As the title suggets, if a sample CD/DVD producer has gone out of business, can their products be legally used? There are small bits of this underwhelming collection which I would like to use:
I contacted the main distributor yesterday (Time & Space) and got a reply stating "That item has been discontinued for some time now and the producer is no longer in business. We do however have many other similar titles blah blah....". So anyone know if the sounds from this collection that Sample Lab released in early 2005 can now be legally used?
once you pay for the samples you're legally entitled to use them, doesnt matter if the business is still going or not.
and not only that, looking at the product its only drum hits so i really wouldnt be concerned.
So if the scenario is a person hasn't paid for the product and some of the hits are rather distincitve?
if its only drum hits its not gonna be an issue.also if there samples are for sale there more than likely wont follow up on a track that is using them and ask the producer to provide a receipt
in a nutshell you worrying about nothing
Not quite. Norman Cook found out the hard way.
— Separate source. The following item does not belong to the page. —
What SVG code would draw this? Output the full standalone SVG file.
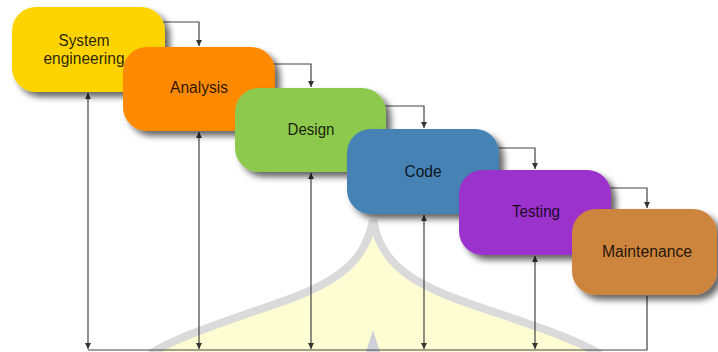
<svg xmlns="http://www.w3.org/2000/svg" width="718" height="352" viewBox="0 0 718 352">
<style>
.box{filter:url(#sh)}
.lbl{font-family:"Liberation Sans",Arial,sans-serif;font-size:16px;fill:#000;fill-opacity:0.85;text-anchor:middle}
.ln{fill:none;stroke:#444;stroke-width:1.2}
</style>
<defs>
<filter id="sh" x="-20%" y="-20%" width="150%" height="150%">
<feDropShadow dx="5" dy="5" stdDeviation="3" flood-color="#000" flood-opacity="0.6"/>
</filter>
<marker id="ah" viewBox="0 0 10 10" refX="10" refY="5" markerWidth="6" markerHeight="6" markerUnits="userSpaceOnUse" orient="auto-start-reverse">
<path d="M0,0 L10,5 L0,10 z" fill="#333"/>
</marker>
</defs>
<rect width="718" height="352" fill="#fff"/>
<g id="watermark">
<path d="M373,220 C364,270 326,288 252,312 C206,328 172,340 150,354 L600,354 C576,340 542,328 494,312 C420,288 382,270 373,220 Z" fill="#fdfcd2"/>
<path d="M373,220 C364,270 326,288 252,312 C206,328 172,340 150,354" fill="none" stroke="#dadada" stroke-width="8"/>
<path d="M373,220 C382,270 420,288 494,312 C542,328 576,340 600,354" fill="none" stroke="#dadada" stroke-width="8"/>
<path d="M366,352 L373,330 L380,352 Z" fill="#d0d0d8"/>
</g>
<g id="connectors">
<path class="ln" d="M160,22 H199 V46" marker-end="url(#ah)"/>
<path class="ln" d="M270,64 H311 V87" marker-end="url(#ah)"/>
<path class="ln" d="M381,106 H424 V128" marker-end="url(#ah)"/>
<path class="ln" d="M494,148 H535 V169" marker-end="url(#ah)"/>
<path class="ln" d="M606,188 H647 V208" marker-end="url(#ah)"/>
<path class="ln" d="M88,93 V349" marker-start="url(#ah)" marker-end="url(#ah)"/>
<path class="ln" d="M199,132 V349" marker-start="url(#ah)" marker-end="url(#ah)"/>
<path class="ln" d="M311,173 V349" marker-start="url(#ah)" marker-end="url(#ah)"/>
<path class="ln" d="M424,215 V349" marker-start="url(#ah)" marker-end="url(#ah)"/>
<path class="ln" d="M535,256 V349" marker-start="url(#ah)" marker-end="url(#ah)"/>
<path class="ln" d="M647,296 V350 H88"/>
</g>
<g id="system-engineering">
<rect class="box" x="12" y="7" width="153" height="85" rx="24" fill="#fdd400"/>
<text class="lbl" x="84" y="46" textLength="51" lengthAdjust="spacingAndGlyphs">System</text>
<text class="lbl" x="84" y="64" textLength="81" lengthAdjust="spacingAndGlyphs">engineering</text>
</g>
<g id="analysis">
<rect class="box" x="123" y="47" width="152" height="84" rx="24" fill="#ff8a00"/>
<text class="lbl" x="199" y="93" textLength="58" lengthAdjust="spacingAndGlyphs">Analysis</text>
</g>
<g id="design">
<rect class="box" x="235" y="88" width="151" height="84" rx="24" fill="#8dc94e"/>
<text class="lbl" x="311" y="135" textLength="47" lengthAdjust="spacingAndGlyphs">Design</text>
</g>
<g id="code">
<rect class="box" x="347" y="129" width="152" height="85" rx="24" fill="#4682b4"/>
<text class="lbl" x="423" y="177" textLength="37" lengthAdjust="spacingAndGlyphs">Code</text>
</g>
<g id="testing">
<rect class="box" x="459" y="170" width="152" height="85" rx="24" fill="#9b30cc"/>
<text class="lbl" x="536" y="217" textLength="48" lengthAdjust="spacingAndGlyphs">Testing</text>
</g>
<g id="maintenance">
<rect class="box" x="572" y="209" width="145" height="86" rx="24" fill="#cd843e"/>
<text class="lbl" x="647" y="257" textLength="90" lengthAdjust="spacingAndGlyphs">Maintenance</text>
</g>
</svg>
No matter what it says about those samples on sample CDs being royalty free, they're not.
Whether someone comes after you for using a sample is a completely different thing.
If you pay a musician to come into a studio and create original pieces for you, if you have a contract with them stipulating the music belongs to you - then you're fine. Unless you have a monster hit - then the session musician will try to sue you.
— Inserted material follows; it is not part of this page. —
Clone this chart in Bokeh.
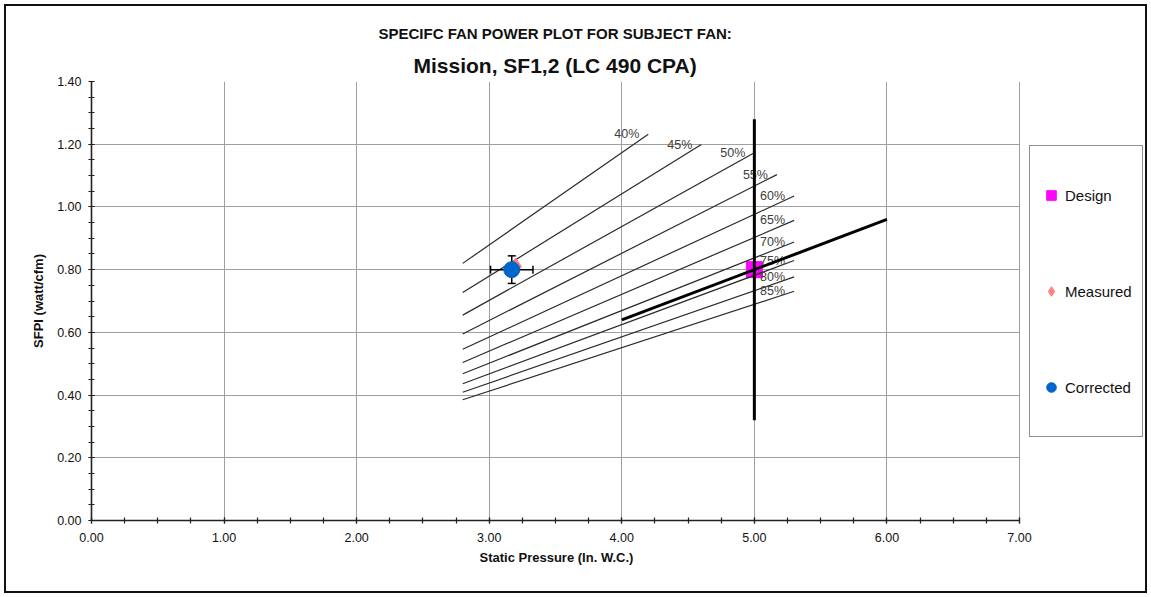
import math
from bokeh.plotting import figure
from bokeh.models import (Range1d, FixedTicker, NumeralTickFormatter, Legend, LegendItem,
                          Title, ColumnDataSource)
from bokeh.core.properties import value
from bokeh.embed import file_html
from bokeh.resources import INLINE

FONT = "Liberation Sans"

# ---------------- data ----------------
eff_labels = ["40%", "45%", "50%", "55%", "60%", "65%", "70%", "75%", "80%", "85%"]
eff_x_start = [2.8, 2.8, 2.8, 2.8, 2.8, 2.8, 2.8, 2.8, 2.8, 2.8]
eff_y_start = [0.82, 0.727, 0.655, 0.595, 0.546, 0.504, 0.468, 0.436, 0.409, 0.385]
eff_x_end = [4.2, 4.6, 5.0, 5.17, 5.3, 5.3, 5.3, 5.3, 5.3, 5.3]
eff_y_end = [1.232, 1.199, 1.173, 1.103, 1.035, 0.957, 0.888, 0.829, 0.777, 0.731]

design_x = [5.0]
design_y = [0.80]
measured_x = [3.20]
measured_y = [0.81]
corrected_x = [3.17]
corrected_y = [0.80]
corrected_err_x = [0.16]
corrected_err_y = [0.044]

design_range_x = [5.0, 5.0]
design_range_y = [0.32, 1.28]
system_x = [4.0, 6.0]
system_y = [0.64, 0.96]

x_ticks = [0.0, 1.0, 2.0, 3.0, 4.0, 5.0, 6.0, 7.0]
y_ticks = [0.0, 0.2, 0.4, 0.6, 0.8, 1.0, 1.2, 1.4]

title_main = "SPECIFC FAN POWER PLOT FOR SUBJECT FAN:"
title_sub = "Mission, SF1,2 (LC 490 CPA)"
x_label = "Static Pressure (In. W.C.)"
y_label = "SFPI (watt/cfm)"

# ---------------- layout ----------------
W, H = 1151, 597
LEFT, RIGHT_AXIS_END, TOP, BOTTOM = 91, 1019, 81, 520
FRAME_RIGHT = 1147
x_axis_max = x_ticks[-1]
# the frame extends to the right under the legend; the axis itself stops at 7.00
x_view_max = x_axis_max * (FRAME_RIGHT - LEFT) / (RIGHT_AXIS_END - LEFT)

p = figure(width=W, height=H, output_backend="svg", toolbar_location=None,
           title=None,
           x_range=Range1d(0, x_view_max), y_range=Range1d(0, y_ticks[-1]),
           min_border_left=LEFT, min_border_right=W - FRAME_RIGHT,
           min_border_top=TOP, min_border_bottom=H - BOTTOM)
p.outline_line_color = None
p.background_fill_alpha = 0
p.border_fill_alpha = 0
p.styles = {"outline": "2px solid #111111", "outline-offset": "-6px",
            "background-color": "white"}

x_minor = [i * 0.25 for i in range(0, 29)]
y_minor = [i * 0.05 for i in range(0, 29)]
xt = FixedTicker(ticks=x_ticks, minor_ticks=x_minor)
yt = FixedTicker(ticks=y_ticks, minor_ticks=y_minor)
p.xaxis.ticker = xt
p.yaxis.ticker = yt
p.xgrid.ticker = xt
p.ygrid.ticker = yt
p.xaxis.bounds = (0, x_axis_max)
p.ygrid.cross_bounds = (0, x_axis_max)
for g in (p.xgrid, p.ygrid):
    g.grid_line_color = "#a0a0a0"
    g.grid_line_width = 1

for ax in (p.xaxis, p.yaxis):
    ax.formatter = NumeralTickFormatter(format="0.00")
    ax.axis_line_color = "#222222"
    ax.axis_line_width = 1.6
    ax.major_tick_line_color = "#222222"
    ax.minor_tick_line_color = "#222222"
    ax.major_tick_line_width = 1.2
    ax.minor_tick_line_width = 1.2
    ax.major_tick_in = 3
    ax.major_tick_out = 3
    ax.minor_tick_in = 3
    ax.minor_tick_out = 3
    ax.major_label_text_font = FONT
    ax.major_label_text_font_size = "12.5px"
    ax.major_label_text_color = "#111111"
    ax.axis_label_text_font = FONT
    ax.axis_label_text_font_size = "13px"
    ax.axis_label_text_font_style = "bold"
    ax.axis_label_text_color = "#111111"

p.yaxis.axis_label = y_label
p.xaxis.major_label_standoff = 9
p.yaxis.major_label_standoff = 7
p.yaxis.axis_label_standoff = 8
p.yaxis.major_label_orientation = "horizontal"

# x-axis caption, centred under the 0..7 span of the axis
p.add_layout(Title(text=x_label, align="left", offset=388, text_font=FONT,
                   text_font_size="13px", text_font_style="bold", text_color="#111111",
                   standoff=6), "below")

# titles (first added is closest to plot); centred over the 0..7 axis span
p.add_layout(Title(text=title_sub, align="left", offset=322, text_font=FONT,
                   text_font_size="21px", text_font_style="bold", text_color="#111111",
                   standoff=10), "above")
p.add_layout(Title(text=title_main, align="left", offset=287, text_font=FONT,
                   text_font_size="15px", text_font_style="bold", text_color="#111111",
                   standoff=9), "above")

# design marker (drawn below the lines)
r_design = p.scatter(design_x, design_y, marker="square", size=16,
                     fill_color="#FF00FF", line_color="#FF00FF")

# efficiency lines
eff_src = ColumnDataSource(dict(x0=eff_x_start, y0=eff_y_start, x1=eff_x_end, y1=eff_y_end,
                                lab=eff_labels))
p.segment(x0="x0", y0="y0", x1="x1", y1="y1", source=eff_src,
          line_color="#2a2a2a", line_width=1.2)
p.text(x="x1", y="y1", text="lab", source=eff_src, x_offset=-9,
       text_align="right", text_baseline="middle", text_font_size="12.5px",
       text_color="#404040", text_font=value(FONT))

# thick lines
p.line(design_range_x, design_range_y, line_color="black", line_width=3)
p.line(system_x, system_y, line_color="black", line_width=3)

# measured point
r_meas = p.scatter(measured_x, measured_y, marker="diamond", size=17,
                   fill_color="#FF8080", line_color="#FF8080")

# error bars of corrected point
ex0 = [corrected_x[0] - corrected_err_x[0]]
ex1 = [corrected_x[0] + corrected_err_x[0]]
ey0 = [corrected_y[0] - corrected_err_y[0]]
ey1 = [corrected_y[0] + corrected_err_y[0]]
p.segment(x0=ex0, y0=corrected_y, x1=ex1, y1=corrected_y, line_color="black", line_width=1.5)
p.segment(x0=corrected_x, y0=ey0, x1=corrected_x, y1=ey1, line_color="black", line_width=1.5)
p.scatter(corrected_x + corrected_x, ey0 + ey1, marker="dash", size=8,
          line_color="black", line_width=1.5)
p.scatter(ex0 + ex1, corrected_y + corrected_y, marker="dash", size=8, angle=math.pi / 2,
          line_color="black", line_width=1.5)

r_corr = p.scatter(corrected_x, corrected_y, marker="circle", size=16,
                   fill_color="#0066CC", line_color="#0066CC")

legend = Legend(items=[LegendItem(label="Design", renderers=[r_design]),
                       LegendItem(label="Measured", renderers=[r_meas]),
                       LegendItem(label="Corrected", renderers=[r_corr])],
                location=(1029 - LEFT, BOTTOM - 437), padding=9, glyph_width=24,
                glyph_height=80, label_height=80, spacing=16, label_standoff=2,
                label_width=68, border_line_color="#222222", border_line_width=1.5,
                margin=0, label_text_font=FONT, label_text_font_size="15px",
                label_text_color="#111111", background_fill_color="white",
                background_fill_alpha=1)
p.add_layout(legend, "center")

open("out.html", "w").write(file_html(p, INLINE))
I've read Lily Allen's Not Fair. The original track was produced using cut ups from a country record. Then session musicians were paid to recreate the sound. (they were paid but it's likely the original samples are the sounds on the record - just they have receipts to prove they recreated the sounds.) The reason being they didn't want to be in a position where they would have to pay out for the use of the sample.
Even Roland have this agreement thing I've seen in some of their manuals for using their presets to create tracks for commercial release. They say you're free to use the presets to create commercial tracks royalty free - but they reserve the right to change this condition if they feel like it. I've never heard of them doing it. But they could have demanded royalties from Jean Michel Jarre, on his last album he used several of the presets to build entire tracks with very little variation.
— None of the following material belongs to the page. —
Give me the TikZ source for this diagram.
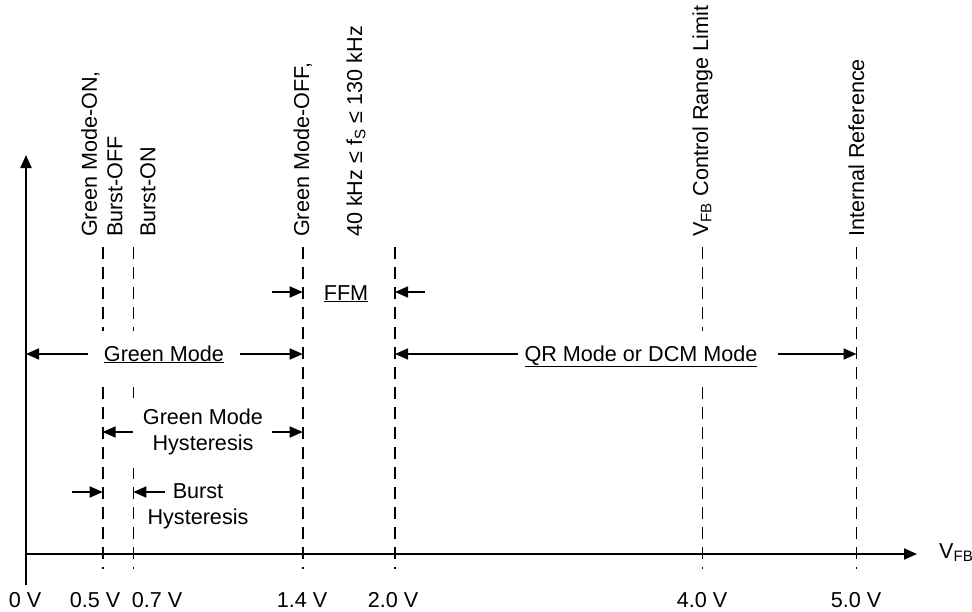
\documentclass[tikz,border=0pt]{standalone}
\usepackage{fontspec}
\setmainfont{Liberation Sans}
\usetikzlibrary{arrows.meta}
\begin{document}
\begin{tikzpicture}[x=1pt,y=-1pt,
  ax/.style={line width=1.9pt, -{Triangle[length=13pt,width=11pt]}},
  arr/.style={line width=1.7pt, -{Triangle[length=13pt,width=11pt]}},
  vline/.style={line width=1.6pt, dash pattern=on 12pt off 8pt},
  lbl/.style={font=\fontsize{21.6}{25.5}\selectfont, inner sep=0pt},
  vlbl/.style={lbl, rotate=90, anchor=west, align=left},
  blbl/.style={lbl, anchor=base}
]
\useasboundingbox (0,0) rectangle (972,611);
% dashed level lines
\foreach \n/\x in {a/102.7, b/133.3, c/302.7, d/395, e/702.5, f/856.5} {
  \coordinate (\n top) at (\x,247);
  \coordinate (\n bot) at (\x,569);
  \draw[vline] (\n top) -- (\n bot);
}
% axes
\coordinate (O) at (26,554);
\coordinate (ytop) at (26,155);
\coordinate (ybot) at (26,585);
\coordinate (xend) at (917,554);
\draw[ax] (ybot) -- (ytop);
\draw[ax] (O) -- (xend);
% masks behind labels
\fill[white] (90,331) rectangle (238,385);
\fill[white] (519,331) rectangle (777,379);
\fill[white] (118,398) rectangle (288,468);
% vertical labels
\node[vlbl] (lab1) at (102,237) {Green Mode-ON,\\Burst-OFF};
\node[vlbl] (lab2) at (148,237) {Burst-ON};
\node[vlbl] (lab3) at (302.7,237) {Green Mode-OFF,};
\node[vlbl] (lab4) at (356,237) {40 kHz ≤ f\textsubscript{S} ≤ 130 kHz};
\node[vlbl] (lab5) at (702.5,237) {V\textsubscript{FB} Control Range Limit};
\node[vlbl] (lab6) at (856.5,237) {Internal Reference};
% FFM row
\node[blbl] (ffm) at (346,300) {\underline{FFM}};
\coordinate (ffmL0) at (272,292); \coordinate (ffmL1) at (302.7,292);
\coordinate (ffmR0) at (425,292); \coordinate (ffmR1) at (395,292);
\draw[arr] (ffmL0) -- (ffmL1);
\draw[arr] (ffmR0) -- (ffmR1);
% Green Mode row
\node[blbl] (gm) at (164,361) {\underline{Green Mode}};
\coordinate (gmL0) at (88,354); \coordinate (gmL1) at (26,354);
\coordinate (gmR0) at (240,354); \coordinate (gmR1) at (302.7,354);
\draw[arr] (gmL0) -- (gmL1);
\draw[arr] (gmR0) -- (gmR1);
% QR row
\node[blbl] (qr) at (641,361) {\underline{QR Mode or DCM Mode}};
\coordinate (qrL0) at (518,354); \coordinate (qrL1) at (395,354);
\coordinate (qrR0) at (778,354); \coordinate (qrR1) at (856.5,354);
\draw[arr] (qrL0) -- (qrL1);
\draw[arr] (qrR0) -- (qrR1);
% Green Mode Hysteresis
\node[lbl, align=center] (gmh) at (203,432) {Green Mode\\Hysteresis};
\coordinate (ghL0) at (133,432); \coordinate (ghL1) at (102.7,432);
\coordinate (ghR0) at (272,432); \coordinate (ghR1) at (302.7,432);
\draw[arr] (ghL0) -- (ghL1);
\draw[arr] (ghR0) -- (ghR1);
% Burst Hysteresis
\node[lbl, align=center] (bh) at (198,506.5) {Burst\\Hysteresis};
\coordinate (bL0) at (72,492); \coordinate (bL1) at (102.7,492);
\coordinate (bR0) at (165,492); \coordinate (bR1) at (133.3,492);
\draw[arr] (bL0) -- (bL1);
\draw[arr] (bR0) -- (bR1);
% axis value labels
\node[blbl] (v0) at (25,607) {0 V};
\node[blbl] (v05) at (95,607) {0.5 V};
\node[blbl] (v07) at (157,607) {0.7 V};
\node[blbl] (v14) at (302,607) {1.4 V};
\node[blbl] (v20) at (393,607) {2.0 V};
\node[blbl] (v40) at (702,607) {4.0 V};
\node[blbl] (v50) at (856,607) {5.0 V};
\node[lbl, anchor=base west] (vfb) at (939,558) {V\textsubscript{FB}};
\end{tikzpicture}
\end{document}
In the early days, sampling really got going because no one used to sue - dance records especially used to only sell a few hundred or thousand copies. That's at most only worth a few hundred quid to whoever produced the original sample. It's not worth the bother of going after anyone. Norman Cook on the other hand had to pay out big bucks to everyone he sampled.
If you've got a something that turns into a big hit. And you're using a recognisable sample and you haven't cleared it you're in trouble. Jason Nevins had to hand over all the royalties from his Run DMC remix. I think it's the biggest selling dance record of all time - something crazy like 20 million copies. Nevins lost millions - though even had he had an agreement with Run DMC they would have probably sued him and taken all the money anyway.
Nevin never lost millions. He was played a flat fee at the beginning. He was given part of the royalties from his remix of Iit's Tricky
From an interview with Jason Nevins:
RS: Whenever I mention to people Jason Nevins, they all know about your mix of Run DMC’s “It’s Like That” and how at the 2003 Billboard Dance Music Summit in New York, you told the story of the record. How did that record come into being and what have you learnt from the experience?
Nevins: The first thing that I’ve learned from experience, is that you really can’t believe what people tell you and you have to take matters into your own hands The second thing is to never bring a record to its original label, like I did with this record. I brought my remix to Profile, which owns the Run DMC catalogue, and that was a huge mistake right there because I basically brought them what they already owned and they had free will to do with it what they wanted. That’s why I got stuck with the lousy deal that I did, because it sold nearly five million copies and I got about five thousand dollars from it.
5 grand. He got screwed. He probably made decent enough money off the back of the sucess of it though.
But then again what could he have done. Probably if another label released it - if they got clearance from RUN DMC.
But thousands of remixes get done every year. Lots of them are really good. 5 grand may have been very generous, it could have just been a middling popular club track. It could have just bombed completely. Nevins would have had his 5 grand.
Unless you've got a big name you can't really command big money or great terms.
Had he released it on an indie label - once it took off RUN DMC could have got an order to have it removed and then released their own rip off verison of it. Nevins wouldn't have been able to sue.
This is going off-topic a bit
If Nevins had gone to a different label, the band could have got it pulled - but, the label would have gone - 'look at the figures!' and then negotiated a % with the original copyright holders / publishers. See this happen often.
I got a call from my publisher about a release, couple of phone calls later and theres a deal made and BOOM - why stop something that's going to make money - ergo, goto an independent and not the source unless you want to instigate a remix for that label and need parts etc...
More off topic but how and when did Norman cook find out the hard way.